The other day a friend came over to my house, a male friend. He told me that a woman’s house should be clean all the time but a mans house is no problem.  I told him with a smile on my face that if he wanted to comment on my house or my looks inside my own home…he was welcome to leave.  I still am the person I was when I first came to Thailand with my short hair. I will not change how I act because my appearance is now more feminine in Thai standards.

Internalized oppression is a trip.  It took me a few weeks to realize I was conforming to Thai standards for what a woman should act like. I began to feel guilty of my actions until I realized that if I were a man, none of my actions would be seen as bad.  Men in Thailand have a huge privilege over women, they can do almost anything they want without being viewed as “bad”. However for woman, if they step outside even a little bit about how they are supposed to act as a woman…they are viewed as bad.

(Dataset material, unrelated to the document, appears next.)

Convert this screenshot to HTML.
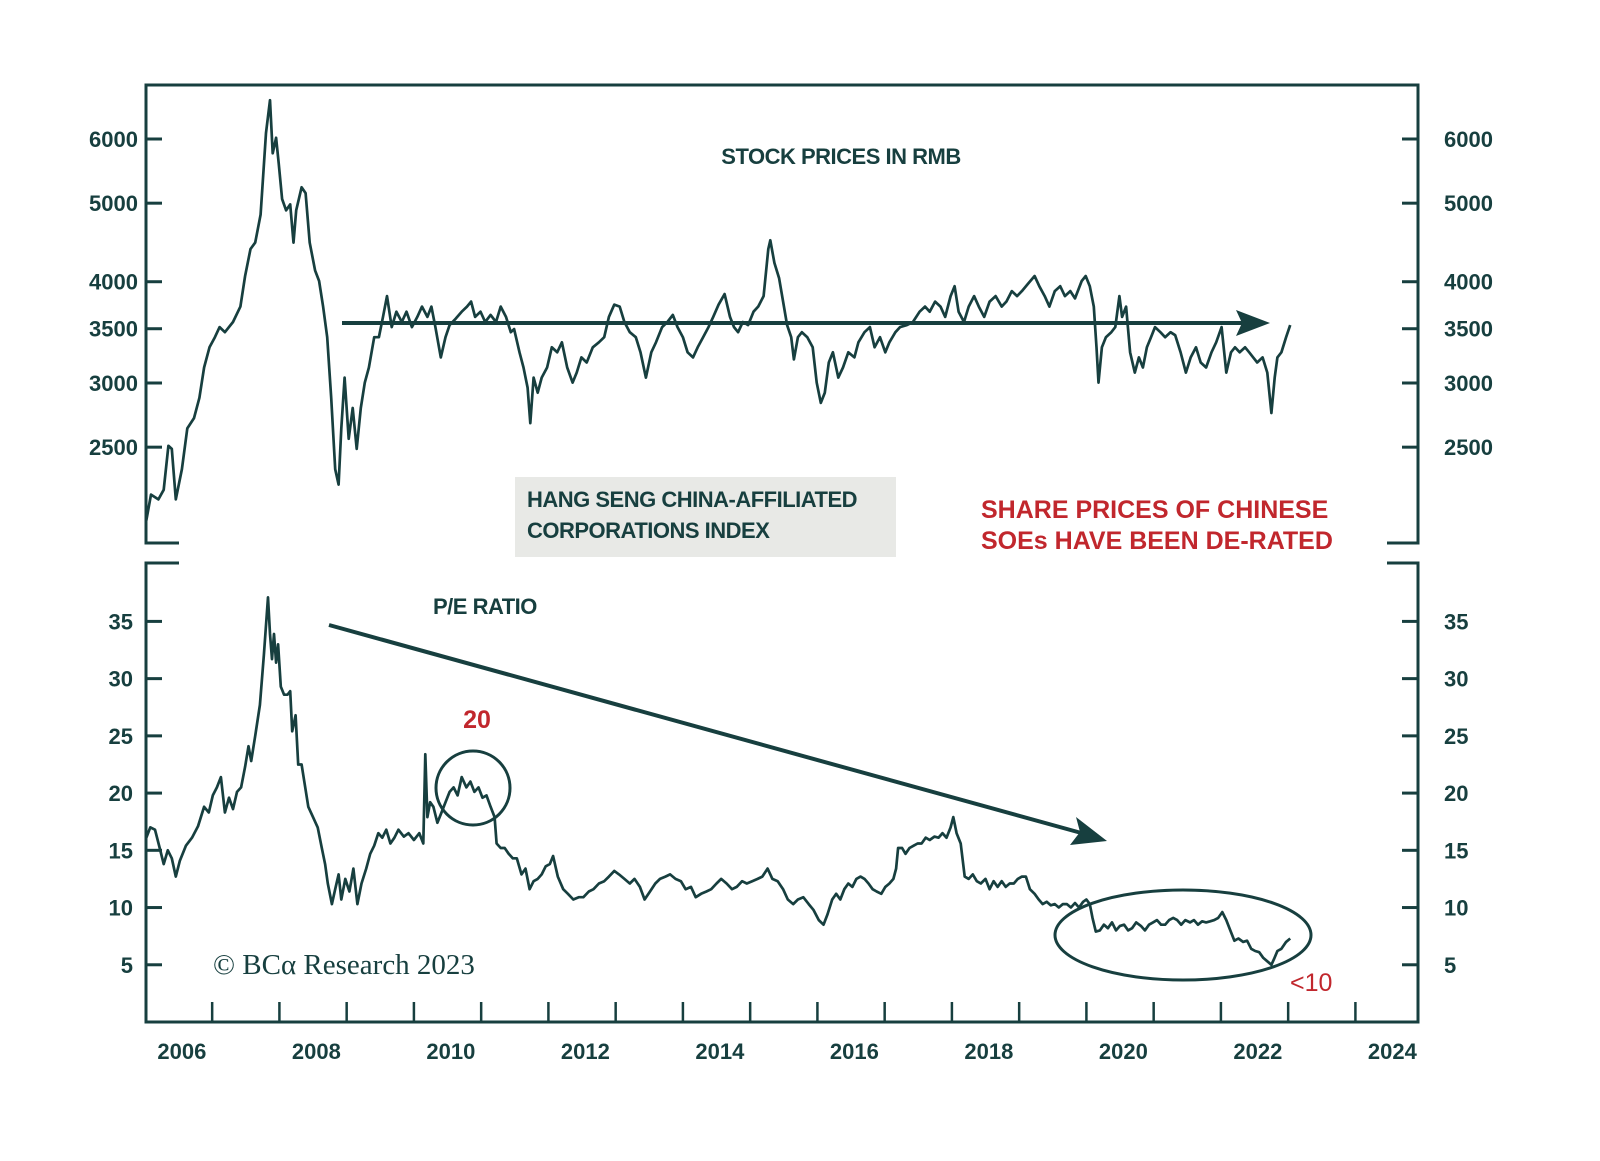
<!DOCTYPE html>
<html><head><meta charset="utf-8">
<style>
html,body{margin:0;padding:0;background:#fff;}
svg{display:block;font-family:"Liberation Sans",sans-serif;}
.tk{font-size:22px;font-weight:bold;fill:#173f3f;}
.lbl{font-size:22px;font-weight:bold;fill:#173f3f;letter-spacing:-0.5px;}
.red{font-size:25px;font-weight:bold;fill:#c1272d;letter-spacing:0px;}
</style></head>
<body>
<svg id="chart" width="1600" height="1161" viewBox="0 0 1600 1161">
<g id="frame" stroke="#173f3f" stroke-width="3" fill="none">
<polyline points="179,543 146,543 146,85 1418,85 1418,543 1387,543"/>
<polyline points="179,563 146,563 146,1022 1418,1022 1418,563 1387,563"/>
</g>
<g id="axes"></g>
<rect x="515" y="477" width="381" height="80" fill="#e8e9e6"/>
<text class="lbl" x="527" y="507">HANG SENG CHINA-AFFILIATED</text>
<text class="lbl" x="527" y="538">CORPORATIONS INDEX</text>
<text class="lbl" x="841" y="164" text-anchor="middle">STOCK PRICES IN RMB</text>
<text class="lbl" x="433" y="614">P/E RATIO</text>
<text class="red" x="981" y="518">SHARE PRICES OF CHINESE</text>
<text class="red" x="981" y="549">SOEs HAVE BEEN DE-RATED</text>
<text class="red" x="477" y="728" text-anchor="middle">20</text>
<text class="red" x="1290" y="991" style="font-weight:normal">&lt;10</text>
<text x="213" y="974" style="font-family:'Liberation Serif',serif;font-size:29px;fill:#173f3f">© BCα Research 2023</text>
<circle cx="473" cy="788" r="37" fill="none" stroke="#173f3f" stroke-width="3"/>
<ellipse cx="1183" cy="935" rx="128" ry="45" fill="none" stroke="#173f3f" stroke-width="3"/>
<g>
<line x1="342" y1="323" x2="1245" y2="323" stroke="#173f3f" stroke-width="4"/>
<polygon points="1270,323 1236,310 1242,323 1236,336" fill="#173f3f"/>
</g>
<g>
<line x1="329" y1="625" x2="1085" y2="834" stroke="#173f3f" stroke-width="4"/>
<polygon points="1107,841 1076,817 1080,832 1070,845" fill="#173f3f"/>
</g>
<path id="stockLine" fill="none" stroke="#173f3f" stroke-width="2.7" stroke-linejoin="round"/>
<path id="peLine" fill="none" stroke="#173f3f" stroke-width="2.7" stroke-linejoin="round"/>
</svg>
<script>
const stockDates=[2005.47,2005.54,2005.65,2005.73,2005.80,2005.85,2005.91,2006.00,2006.08,2006.18,2006.26,2006.33,2006.41,2006.49,2006.56,2006.64,2006.76,2006.87,2006.94,2007.02,2007.09,2007.17,2007.25,2007.31,2007.35,2007.40,2007.44,2007.49,2007.55,2007.61,2007.66,2007.70,2007.78,2007.84,2007.90,2007.98,2008.04,2008.10,2008.16,2008.22,2008.28,2008.33,2008.37,2008.42,2008.48,2008.54,2008.60,2008.66,2008.72,2008.78,2008.86,2008.93,2008.99,2009.05,2009.12,2009.19,2009.27,2009.34,2009.42,2009.50,2009.57,2009.65,2009.71,2009.77,2009.85,2009.92,2009.98,2010.07,2010.16,2010.24,2010.30,2010.36,2010.44,2010.51,2010.59,2010.67,2010.74,2010.82,2010.89,2010.94,2011.02,2011.08,2011.14,2011.18,2011.23,2011.29,2011.35,2011.43,2011.50,2011.58,2011.65,2011.73,2011.81,2011.87,2011.94,2012.02,2012.11,2012.20,2012.28,2012.35,2012.43,2012.51,2012.58,2012.66,2012.75,2012.82,2012.90,2012.98,2013.05,2013.14,2013.22,2013.30,2013.37,2013.45,2013.52,2013.60,2013.67,2013.75,2013.83,2013.90,2013.98,2014.07,2014.15,2014.21,2014.27,2014.34,2014.42,2014.50,2014.57,2014.65,2014.72,2014.75,2014.81,2014.88,2014.94,2015.00,2015.06,2015.10,2015.16,2015.22,2015.30,2015.38,2015.44,2015.50,2015.56,2015.62,2015.68,2015.76,2015.83,2015.91,2016.00,2016.06,2016.15,2016.23,2016.30,2016.38,2016.46,2016.52,2016.61,2016.68,2016.78,2016.87,2016.97,2017.05,2017.12,2017.20,2017.28,2017.35,2017.43,2017.49,2017.55,2017.63,2017.70,2017.78,2017.85,2017.93,2018.01,2018.10,2018.19,2018.26,2018.34,2018.42,2018.49,2018.58,2018.68,2018.75,2018.83,2018.90,2018.98,2019.06,2019.13,2019.21,2019.28,2019.38,2019.44,2019.50,2019.56,2019.60,2019.63,2019.68,2019.74,2019.82,2019.88,2019.94,2019.98,2020.04,2020.10,2020.17,2020.23,2020.29,2020.35,2020.41,2020.47,2020.55,2020.62,2020.70,2020.77,2020.85,2020.93,2021.00,2021.08,2021.15,2021.23,2021.31,2021.38,2021.46,2021.53,2021.60,2021.66,2021.73,2021.81,2021.87,2021.93,2021.99,2022.07,2022.14,2022.20,2022.25,2022.29,2022.35,2022.42,2022.48];
const stockValues=[2030,2185,2155,2215,2510,2488,2155,2348,2637,2715,2876,3135,3320,3417,3516,3466,3568,3727,4066,4390,4470,4840,6105,6700,5761,6020,5600,5060,4900,4982,4470,4900,5230,5145,4470,4130,4008,3727,3417,2876,2348,2248,2637,3046,2560,2794,2488,2794,3003,3135,3417,3417,3620,3840,3516,3673,3568,3673,3516,3620,3727,3620,3727,3516,3226,3417,3536,3600,3673,3727,3780,3620,3673,3568,3640,3568,3727,3620,3466,3496,3273,3135,2960,2676,3046,2918,3046,3135,3320,3273,3368,3135,3003,3090,3226,3180,3320,3368,3417,3620,3748,3727,3568,3466,3417,3273,3046,3273,3368,3516,3568,3640,3516,3417,3273,3226,3320,3417,3516,3620,3748,3862,3620,3516,3466,3568,3536,3673,3727,3840,4390,4500,4220,4040,3780,3536,3417,3208,3417,3466,3417,3320,3003,2835,2918,3180,3273,3046,3135,3273,3226,3368,3466,3516,3320,3417,3273,3368,3466,3516,3536,3568,3673,3727,3673,3780,3727,3620,3840,3950,3673,3568,3727,3840,3727,3620,3780,3840,3727,3780,3895,3840,3895,3975,4066,3950,3840,3727,3895,3950,3840,3895,3815,4008,4066,3950,3727,3320,3003,3320,3417,3466,3516,3840,3620,3727,3273,3090,3226,3135,3320,3417,3516,3466,3417,3466,3436,3273,3090,3226,3320,3180,3135,3273,3368,3516,3090,3273,3320,3273,3320,3273,3226,3180,3226,3090,2755,3046,3226,3273,3417,3536];
const peDates=[2005.47,2005.53,2005.60,2005.67,2005.73,2005.79,2005.85,2005.91,2005.97,2006.06,2006.15,2006.24,2006.33,2006.40,2006.46,2006.52,2006.58,2006.64,2006.70,2006.76,2006.82,2006.88,2006.94,2006.99,2007.03,2007.09,2007.16,2007.22,2007.28,2007.31,2007.34,2007.37,2007.40,2007.43,2007.47,2007.52,2007.57,2007.61,2007.64,2007.69,2007.73,2007.78,2007.82,2007.88,2007.95,2008.02,2008.08,2008.13,2008.17,2008.23,2008.28,2008.33,2008.37,2008.43,2008.49,2008.55,2008.61,2008.67,2008.74,2008.80,2008.86,2008.92,2008.98,2009.04,2009.10,2009.16,2009.22,2009.30,2009.37,2009.45,2009.53,2009.59,2009.62,2009.65,2009.69,2009.74,2009.80,2009.86,2009.92,2009.98,2010.04,2010.10,2010.16,2010.23,2010.29,2010.35,2010.41,2010.47,2010.53,2010.59,2010.65,2010.68,2010.74,2010.80,2010.86,2010.92,2010.98,2011.05,2011.11,2011.17,2011.23,2011.29,2011.35,2011.41,2011.47,2011.52,2011.59,2011.67,2011.74,2011.82,2011.90,2011.97,2012.05,2012.12,2012.20,2012.28,2012.35,2012.43,2012.50,2012.58,2012.66,2012.73,2012.81,2012.88,2012.96,2013.04,2013.11,2013.19,2013.26,2013.34,2013.42,2013.49,2013.57,2013.64,2013.72,2013.80,2013.87,2013.95,2014.02,2014.10,2014.18,2014.25,2014.33,2014.40,2014.48,2014.56,2014.63,2014.71,2014.78,2014.86,2014.94,2015.01,2015.09,2015.16,2015.24,2015.32,2015.39,2015.47,2015.54,2015.60,2015.67,2015.73,2015.79,2015.85,2015.91,2015.97,2016.03,2016.09,2016.15,2016.21,2016.27,2016.33,2016.40,2016.46,2016.52,2016.58,2016.62,2016.65,2016.71,2016.76,2016.82,2016.88,2016.94,2017.00,2017.06,2017.12,2017.19,2017.25,2017.31,2017.37,2017.43,2017.47,2017.52,2017.58,2017.64,2017.70,2017.76,2017.82,2017.88,2017.95,2018.01,2018.07,2018.13,2018.19,2018.25,2018.31,2018.37,2018.43,2018.49,2018.55,2018.61,2018.68,2018.74,2018.80,2018.86,2018.92,2018.98,2019.04,2019.10,2019.16,2019.22,2019.28,2019.34,2019.40,2019.45,2019.50,2019.54,2019.59,2019.65,2019.71,2019.77,2019.83,2019.89,2019.95,2020.01,2020.07,2020.13,2020.19,2020.26,2020.32,2020.38,2020.44,2020.50,2020.56,2020.62,2020.68,2020.74,2020.80,2020.86,2020.92,2020.99,2021.05,2021.11,2021.17,2021.23,2021.29,2021.35,2021.41,2021.47,2021.53,2021.59,2021.65,2021.71,2021.78,2021.84,2021.90,2021.96,2022.02,2022.08,2022.14,2022.20,2022.24,2022.29,2022.35,2022.42,2022.48];
const peValues=[16.1,17.0,16.8,15.2,13.8,15.0,14.3,12.7,14.1,15.4,16.1,17.1,18.8,18.3,19.8,20.5,21.4,18.3,19.6,18.6,20.1,20.5,22.3,24.1,22.8,25.0,27.7,32.1,37.1,33.9,31.7,33.9,31.4,33.0,29.3,28.6,28.6,28.9,25.4,26.8,22.5,22.5,21.0,18.8,17.9,17.0,15.2,13.8,12.1,10.3,11.6,12.9,10.7,12.5,11.4,13.4,10.3,12.1,13.4,14.7,15.4,16.5,16.1,16.8,15.6,16.1,16.8,16.2,16.5,15.9,16.5,15.6,23.4,17.9,19.2,18.8,17.4,18.3,19.2,20.1,20.5,19.8,21.4,20.5,21.0,20.1,20.5,19.6,19.8,18.8,17.9,15.6,15.2,15.2,14.7,14.3,14.3,12.9,13.4,11.6,12.3,12.5,12.9,13.6,13.8,14.5,12.7,11.6,11.2,10.7,10.9,10.9,11.4,11.6,12.1,12.3,12.7,13.2,12.9,12.5,12.1,12.5,11.8,10.7,11.4,12.1,12.5,12.7,12.9,12.5,12.3,11.6,11.8,10.9,11.2,11.4,11.6,12.1,12.5,12.1,11.6,11.8,12.3,12.1,12.3,12.5,12.7,13.4,12.5,12.3,11.6,10.7,10.3,10.7,10.9,10.3,9.8,8.9,8.5,9.4,10.7,11.2,10.7,11.6,12.1,11.8,12.5,12.7,12.5,12.1,11.6,11.4,11.2,11.8,12.1,12.5,13.4,15.2,15.2,14.7,15.2,15.4,15.6,15.6,16.1,15.9,16.2,16.1,16.5,16.1,17.0,17.9,16.5,15.6,12.7,12.5,12.9,12.3,12.1,12.5,11.6,12.3,11.8,12.3,11.8,12.1,12.1,12.5,12.7,12.7,11.6,11.2,10.7,10.3,10.5,10.2,10.3,10.0,10.3,10.3,10.0,10.4,10.0,10.5,10.7,10.3,9.1,7.9,8.0,8.5,8.2,8.7,8.0,8.4,8.5,8.0,8.2,8.7,8.4,8.0,8.5,8.7,8.9,8.5,8.5,8.9,9.1,8.9,8.5,8.9,8.7,8.9,8.5,8.8,8.7,8.8,8.9,9.1,9.6,8.9,8.0,7.1,7.3,7.0,7.1,6.4,6.2,6.1,5.6,5.3,5.0,5.5,6.2,6.4,7.0,7.3];
const stockTicks=[6000,5000,4000,3500,3000,2500];
const peTicks=[35,30,25,20,15,10,5];
const yearLabels=[2006,2008,2010,2012,2014,2016,2018,2020,2022,2024];
const yearTicks=[2006.45,2007.45,2008.45,2009.45,2010.45,2011.45,2012.45,2013.45,2014.45,2015.45,2016.45,2017.45,2018.45,2019.45,2020.45,2021.45,2022.45,2023.45];

const xScale=t=>181.9+(t-2006)*67.25;
const yStock=v=>139+352*Math.log(6000/v);
const yPE=v=>621.4+(35-v)*11.446;
const NS="http://www.w3.org/2000/svg";
const axes=document.getElementById('axes');
function mk(tag,attrs,txt){const e=document.createElementNS(NS,tag);for(const k in attrs)e.setAttribute(k,attrs[k]);if(txt!==undefined)e.textContent=txt;axes.appendChild(e);return e;}

stockTicks.forEach(v=>{
  const y=yStock(v);
  const a=mk('line',{x1:146,x2:162,y1:y,y2:y,stroke:'#173f3f','stroke-width':3});
  
  
  const b=mk('line',{x1:1402,x2:1418,y1:y,y2:y,stroke:'#173f3f','stroke-width':3});
  
  
  const l=mk('text',{x:138,y:y+8,'text-anchor':'end',class:'tk'},String(v));
  
  
  const r=mk('text',{x:1444,y:y+8,class:'tk'},String(v));
  
  
});
peTicks.forEach(v=>{
  const y=yPE(v);
  const a=mk('line',{x1:146,x2:162,y1:y,y2:y,stroke:'#173f3f','stroke-width':3});
  
  
  const b=mk('line',{x1:1402,x2:1418,y1:y,y2:y,stroke:'#173f3f','stroke-width':3});
  
  
  const l=mk('text',{x:133,y:y+8,'text-anchor':'end',class:'tk'},String(v));
  
  
  const r=mk('text',{x:1444,y:y+8,class:'tk'},String(v));
  
  
});
yearTicks.forEach(t=>{
  const x=xScale(t);
  const a=mk('line',{x1:x,x2:x,y1:1002,y2:1022,stroke:'#173f3f','stroke-width':2.5});
  
  
});
yearLabels.forEach(yr=>{
  const l=mk('text',{x:xScale(yr),y:1059,'text-anchor':'middle',class:'tk'},String(yr));
  
  
});
document.getElementById('stockLine').setAttribute('d',stockDates.map((t,i)=>(i?'L':'M')+xScale(t).toFixed(1)+','+yStock(stockValues[i]).toFixed(1)).join(''));
document.getElementById('peLine').setAttribute('d',peDates.map((t,i)=>(i?'L':'M')+xScale(t).toFixed(1)+','+yPE(peValues[i]).toFixed(1)).join(''));
</script>
</body></html>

Every awkward conversation is a learning experience…for everyone involved.  I know that my actions and who I am make some people in my community uncomfortable because I do not  fit into their idea of what a “good girl” is. I have been out about my sexuality and my gender, two things that do not fit into the Thai box.  It has made people uncomfortable but being uncomfortable is not bad. I have been uncomfortable many times. I have had discussions with kids and adults alike. It is actually amazing how many people actually “get it” once I have explained. No matter what I ‘look like’ the Thai people love and accept me whether I am a boy/girl or a girl/boy. It has been a cross cultural learning experience for both myself and Thailand.

I'm grateful for the process. I am learning that who I am is exactly the person that I am supposed to be. I don't have to conform and being myself will hopefully help others to gain the strength of being true to themselves.